-------- Input data

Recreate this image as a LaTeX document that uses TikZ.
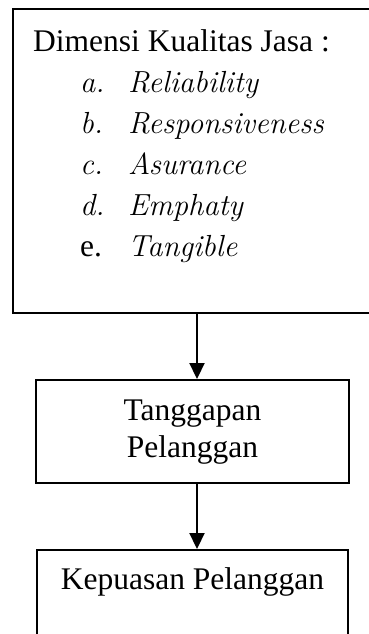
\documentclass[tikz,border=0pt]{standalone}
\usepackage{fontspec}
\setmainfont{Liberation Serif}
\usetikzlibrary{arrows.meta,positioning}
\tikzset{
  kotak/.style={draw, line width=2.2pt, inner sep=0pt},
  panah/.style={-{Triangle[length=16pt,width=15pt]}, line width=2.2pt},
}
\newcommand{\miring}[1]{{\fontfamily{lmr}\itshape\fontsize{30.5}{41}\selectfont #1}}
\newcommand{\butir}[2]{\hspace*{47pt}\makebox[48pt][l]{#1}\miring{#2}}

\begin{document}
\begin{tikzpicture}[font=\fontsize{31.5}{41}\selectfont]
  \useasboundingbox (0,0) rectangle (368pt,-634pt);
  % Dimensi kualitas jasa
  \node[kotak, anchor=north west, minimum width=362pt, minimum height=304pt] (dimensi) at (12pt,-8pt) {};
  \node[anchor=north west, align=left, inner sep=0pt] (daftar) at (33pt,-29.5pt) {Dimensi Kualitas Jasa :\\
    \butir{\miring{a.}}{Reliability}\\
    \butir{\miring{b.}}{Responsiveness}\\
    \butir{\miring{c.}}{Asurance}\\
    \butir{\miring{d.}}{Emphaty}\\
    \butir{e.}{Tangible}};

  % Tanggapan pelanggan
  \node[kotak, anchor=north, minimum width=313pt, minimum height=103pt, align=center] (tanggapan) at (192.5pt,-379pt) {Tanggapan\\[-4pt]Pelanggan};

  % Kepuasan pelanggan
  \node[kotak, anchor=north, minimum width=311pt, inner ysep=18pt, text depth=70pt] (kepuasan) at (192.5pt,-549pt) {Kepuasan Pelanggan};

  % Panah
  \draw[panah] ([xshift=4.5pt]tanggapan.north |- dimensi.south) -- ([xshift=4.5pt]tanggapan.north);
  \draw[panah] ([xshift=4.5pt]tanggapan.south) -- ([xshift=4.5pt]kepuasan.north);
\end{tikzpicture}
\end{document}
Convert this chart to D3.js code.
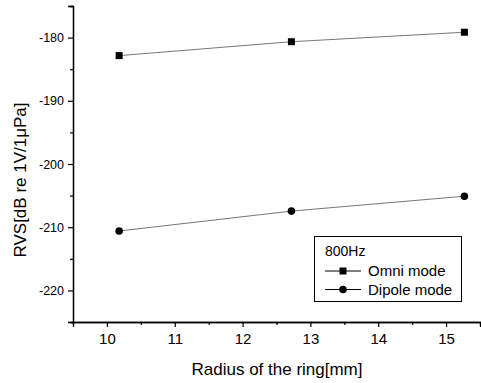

----------------

◆ **Stated exercise**: Make an exact copy of all the material, but keep the pictures out of it.

◆ **Exercise result**:
Recreate this image as a LaTeX document that uses TikZ.
\documentclass[tikz,border=0pt]{standalone}
\usepackage{fontspec}
\setmainfont{Liberation Serif}
\usetikzlibrary{arrows.meta,positioning}
\tikzset{
  kotak/.style={draw, line width=2.2pt, inner sep=0pt},
  panah/.style={-{Triangle[length=16pt,width=15pt]}, line width=2.2pt},
}
\newcommand{\miring}[1]{{\fontfamily{lmr}\itshape\fontsize{30.5}{41}\selectfont #1}}
\newcommand{\butir}[2]{\hspace*{47pt}\makebox[48pt][l]{#1}\miring{#2}}

\begin{document}
\begin{tikzpicture}[font=\fontsize{31.5}{41}\selectfont]
  \useasboundingbox (0,0) rectangle (368pt,-634pt);
  % Dimensi kualitas jasa
  \node[kotak, anchor=north west, minimum width=362pt, minimum height=304pt] (dimensi) at (12pt,-8pt) {};
  \node[anchor=north west, align=left, inner sep=0pt] (daftar) at (33pt,-29.5pt) {Dimensi Kualitas Jasa :\\
    \butir{\miring{a.}}{Reliability}\\
    \butir{\miring{b.}}{Responsiveness}\\
    \butir{\miring{c.}}{Asurance}\\
    \butir{\miring{d.}}{Emphaty}\\
    \butir{e.}{Tangible}};

  % Tanggapan pelanggan
  \node[kotak, anchor=north, minimum width=313pt, minimum height=103pt, align=center] (tanggapan) at (192.5pt,-379pt) {Tanggapan\\[-4pt]Pelanggan};

  % Kepuasan pelanggan
  \node[kotak, anchor=north, minimum width=311pt, inner ysep=18pt, text depth=70pt] (kepuasan) at (192.5pt,-549pt) {Kepuasan Pelanggan};

  % Panah
  \draw[panah] ([xshift=4.5pt]tanggapan.north |- dimensi.south) -- ([xshift=4.5pt]tanggapan.north);
  \draw[panah] ([xshift=4.5pt]tanggapan.south) -- ([xshift=4.5pt]kepuasan.north);
\end{tikzpicture}
\end{document}
Convert this chart to D3.js code.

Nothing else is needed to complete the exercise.